(Dataset items)
┄┄┄┄┄┄┄┄┄┄

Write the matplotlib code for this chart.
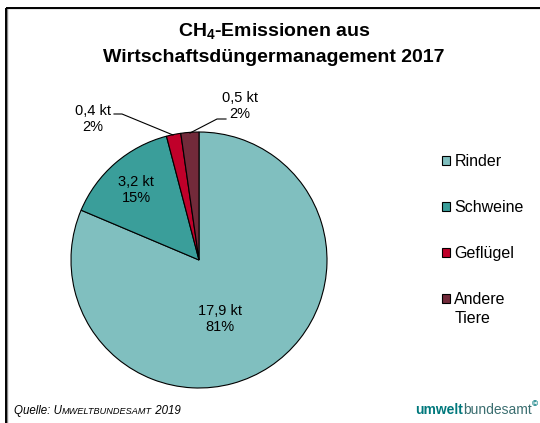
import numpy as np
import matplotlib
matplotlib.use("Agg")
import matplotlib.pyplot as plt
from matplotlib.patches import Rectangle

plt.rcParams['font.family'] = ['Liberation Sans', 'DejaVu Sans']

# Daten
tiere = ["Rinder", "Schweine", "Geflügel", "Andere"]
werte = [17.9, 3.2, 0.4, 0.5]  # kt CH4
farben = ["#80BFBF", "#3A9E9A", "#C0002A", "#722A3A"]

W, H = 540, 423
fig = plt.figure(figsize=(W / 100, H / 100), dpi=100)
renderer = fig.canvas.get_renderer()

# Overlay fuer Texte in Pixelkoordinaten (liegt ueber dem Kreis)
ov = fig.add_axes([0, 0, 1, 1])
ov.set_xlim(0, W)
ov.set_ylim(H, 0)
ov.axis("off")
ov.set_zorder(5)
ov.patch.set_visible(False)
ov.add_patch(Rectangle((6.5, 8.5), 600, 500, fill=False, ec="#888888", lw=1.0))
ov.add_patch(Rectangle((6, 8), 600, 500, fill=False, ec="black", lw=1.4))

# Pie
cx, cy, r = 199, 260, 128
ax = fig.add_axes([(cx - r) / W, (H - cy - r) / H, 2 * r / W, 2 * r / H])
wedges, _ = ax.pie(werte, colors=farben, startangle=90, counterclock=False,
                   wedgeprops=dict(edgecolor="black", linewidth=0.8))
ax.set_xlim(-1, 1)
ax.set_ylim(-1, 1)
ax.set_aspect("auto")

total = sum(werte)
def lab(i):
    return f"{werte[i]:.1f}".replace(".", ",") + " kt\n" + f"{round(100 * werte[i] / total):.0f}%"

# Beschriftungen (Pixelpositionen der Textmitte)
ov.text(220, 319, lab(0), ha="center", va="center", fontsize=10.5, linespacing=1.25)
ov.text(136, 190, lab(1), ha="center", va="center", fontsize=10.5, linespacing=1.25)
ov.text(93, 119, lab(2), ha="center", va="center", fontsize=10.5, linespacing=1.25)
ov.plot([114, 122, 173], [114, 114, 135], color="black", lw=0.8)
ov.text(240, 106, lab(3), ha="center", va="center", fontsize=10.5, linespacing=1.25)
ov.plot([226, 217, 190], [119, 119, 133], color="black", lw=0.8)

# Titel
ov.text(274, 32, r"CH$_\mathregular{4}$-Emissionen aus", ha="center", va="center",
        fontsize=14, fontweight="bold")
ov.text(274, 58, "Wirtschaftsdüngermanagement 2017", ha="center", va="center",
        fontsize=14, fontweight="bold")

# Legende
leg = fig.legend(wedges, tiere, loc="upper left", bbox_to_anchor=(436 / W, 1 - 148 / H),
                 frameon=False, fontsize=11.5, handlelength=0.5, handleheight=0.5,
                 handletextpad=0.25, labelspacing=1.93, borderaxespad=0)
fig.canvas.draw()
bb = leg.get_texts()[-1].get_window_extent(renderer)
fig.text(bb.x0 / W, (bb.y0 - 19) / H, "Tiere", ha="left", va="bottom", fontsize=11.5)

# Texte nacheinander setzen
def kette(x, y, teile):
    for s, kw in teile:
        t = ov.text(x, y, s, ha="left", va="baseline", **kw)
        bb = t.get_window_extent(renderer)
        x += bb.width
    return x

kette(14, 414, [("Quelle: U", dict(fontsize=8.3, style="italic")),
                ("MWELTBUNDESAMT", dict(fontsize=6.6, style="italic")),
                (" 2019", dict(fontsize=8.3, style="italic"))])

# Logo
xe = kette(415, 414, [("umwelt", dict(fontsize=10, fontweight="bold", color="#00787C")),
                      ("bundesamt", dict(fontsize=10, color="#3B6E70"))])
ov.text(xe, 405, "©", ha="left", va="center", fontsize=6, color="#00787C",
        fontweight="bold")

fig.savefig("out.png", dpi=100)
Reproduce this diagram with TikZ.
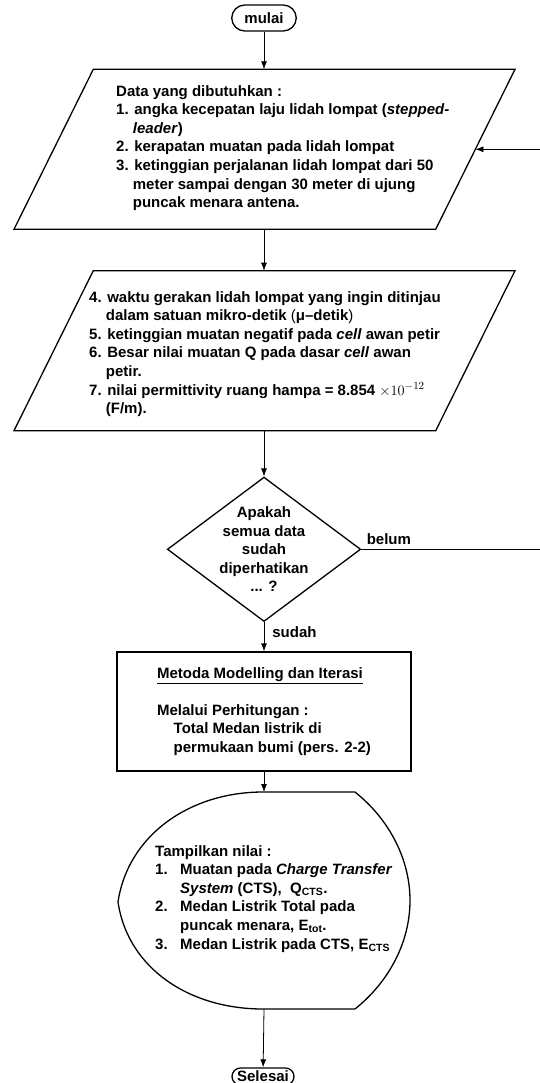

┄┄┄┄┄┄┄┄┄┄

Transcribe the whole listing, character for character, but not its images.

Write the matplotlib code for this chart.
import numpy as np
import matplotlib
matplotlib.use("Agg")
import matplotlib.pyplot as plt
from matplotlib.patches import Rectangle

plt.rcParams['font.family'] = ['Liberation Sans', 'DejaVu Sans']

# Daten
tiere = ["Rinder", "Schweine", "Geflügel", "Andere"]
werte = [17.9, 3.2, 0.4, 0.5]  # kt CH4
farben = ["#80BFBF", "#3A9E9A", "#C0002A", "#722A3A"]

W, H = 540, 423
fig = plt.figure(figsize=(W / 100, H / 100), dpi=100)
renderer = fig.canvas.get_renderer()

# Overlay fuer Texte in Pixelkoordinaten (liegt ueber dem Kreis)
ov = fig.add_axes([0, 0, 1, 1])
ov.set_xlim(0, W)
ov.set_ylim(H, 0)
ov.axis("off")
ov.set_zorder(5)
ov.patch.set_visible(False)
ov.add_patch(Rectangle((6.5, 8.5), 600, 500, fill=False, ec="#888888", lw=1.0))
ov.add_patch(Rectangle((6, 8), 600, 500, fill=False, ec="black", lw=1.4))

# Pie
cx, cy, r = 199, 260, 128
ax = fig.add_axes([(cx - r) / W, (H - cy - r) / H, 2 * r / W, 2 * r / H])
wedges, _ = ax.pie(werte, colors=farben, startangle=90, counterclock=False,
                   wedgeprops=dict(edgecolor="black", linewidth=0.8))
ax.set_xlim(-1, 1)
ax.set_ylim(-1, 1)
ax.set_aspect("auto")

total = sum(werte)
def lab(i):
    return f"{werte[i]:.1f}".replace(".", ",") + " kt\n" + f"{round(100 * werte[i] / total):.0f}%"

# Beschriftungen (Pixelpositionen der Textmitte)
ov.text(220, 319, lab(0), ha="center", va="center", fontsize=10.5, linespacing=1.25)
ov.text(136, 190, lab(1), ha="center", va="center", fontsize=10.5, linespacing=1.25)
ov.text(93, 119, lab(2), ha="center", va="center", fontsize=10.5, linespacing=1.25)
ov.plot([114, 122, 173], [114, 114, 135], color="black", lw=0.8)
ov.text(240, 106, lab(3), ha="center", va="center", fontsize=10.5, linespacing=1.25)
ov.plot([226, 217, 190], [119, 119, 133], color="black", lw=0.8)

# Titel
ov.text(274, 32, r"CH$_\mathregular{4}$-Emissionen aus", ha="center", va="center",
        fontsize=14, fontweight="bold")
ov.text(274, 58, "Wirtschaftsdüngermanagement 2017", ha="center", va="center",
        fontsize=14, fontweight="bold")

# Legende
leg = fig.legend(wedges, tiere, loc="upper left", bbox_to_anchor=(436 / W, 1 - 148 / H),
                 frameon=False, fontsize=11.5, handlelength=0.5, handleheight=0.5,
                 handletextpad=0.25, labelspacing=1.93, borderaxespad=0)
fig.canvas.draw()
bb = leg.get_texts()[-1].get_window_extent(renderer)
fig.text(bb.x0 / W, (bb.y0 - 19) / H, "Tiere", ha="left", va="bottom", fontsize=11.5)

# Texte nacheinander setzen
def kette(x, y, teile):
    for s, kw in teile:
        t = ov.text(x, y, s, ha="left", va="baseline", **kw)
        bb = t.get_window_extent(renderer)
        x += bb.width
    return x

kette(14, 414, [("Quelle: U", dict(fontsize=8.3, style="italic")),
                ("MWELTBUNDESAMT", dict(fontsize=6.6, style="italic")),
                (" 2019", dict(fontsize=8.3, style="italic"))])

# Logo
xe = kette(415, 414, [("umwelt", dict(fontsize=10, fontweight="bold", color="#00787C")),
                      ("bundesamt", dict(fontsize=10, color="#3B6E70"))])
ov.text(xe, 405, "©", ha="left", va="center", fontsize=6, color="#00787C",
        fontweight="bold")

fig.savefig("out.png", dpi=100)
Reproduce this diagram with TikZ.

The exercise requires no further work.